The Importance of Robust Capital Markets
In 1980, the famed economist Milton Friedman was invited here to deliver the Inaugural Singapore Lecture organized by the Institute of Southeast Asian Studies.[2] At the time, Singapore had been an independent republic for only 15 years. Dr. Friedman, in his remarks titled The Invisible Hand in Economics and Politics, observed that Singapore had “promoted a free market” and that “[t]hat free market has enabled Singapore to thrive.”[3]
Forty years later, the prominence of Singapore in the global capital markets reflects the importance of its market-based approach to economic development. Like the United States, the success of Singapore’s economy can be tied in part to entrepreneurial spirit. From the hawker stands to the largest corporations, a sense of economic opportunity drives so many to pursue their dreams and passions. That is why start-up financing, capital formation, and risk are fundamental to a thriving economy. Capital markets “help people with ideas become entrepreneurs and help small businesses grow into big companies.”[4]

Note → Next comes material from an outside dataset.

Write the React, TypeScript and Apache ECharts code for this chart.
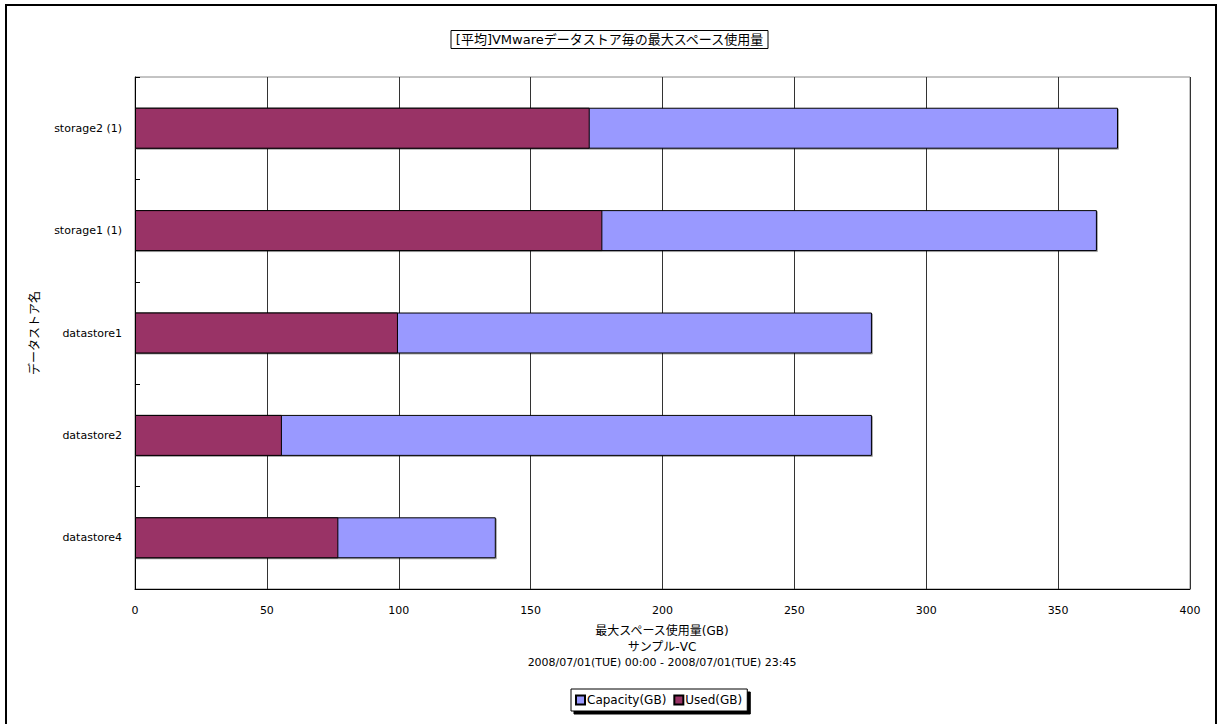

Capital markets also provide individuals and institutions with opportunities to invest. While investments do not guarantee financial gain – and are always accompanied by the risk of loss – investments can produce greater returns than bank savings over the long run. In the United States, the securities laws are designed to require public companies to disclose and report relevant financial information necessary to make an informed investment decision. Rather than eliminating risk, these requirements empower investors to make their own determinations on risk tolerance in pursuit of potential financial return. Additionally, the U.S. securities laws regulate asset managers and pooled investment vehicles in a manner designed to mitigate potential conflicts of interest while permitting investors to choose a risk-return profile from a wide variety of investment strategies.
When individuals and institutions seek to limit risk, they often turn to banking products, such as savings accounts and certificates of deposits. As a tradeoff for this safety, these products offer returns far lower than what a successful investment might offer. Accordingly, instead of the disclosure regime set forth in the securities laws, banking organizations and their products are subject to prudential regulation, which primarily aims to ensure safety and soundness.
A healthy economy provides opportunities from both a vibrant capital market and a robust banking sector. Regulators should avoid directing the manner in which market participants allocate their capital among these options. Importantly, regulators should recognize that risk is an inherent – and necessary – component of properly functioning capital markets. The application of prudential-like regulations to the capital markets not only hurts businesses and investors, but leads to diminished economic growth, jobs creation, and innovation.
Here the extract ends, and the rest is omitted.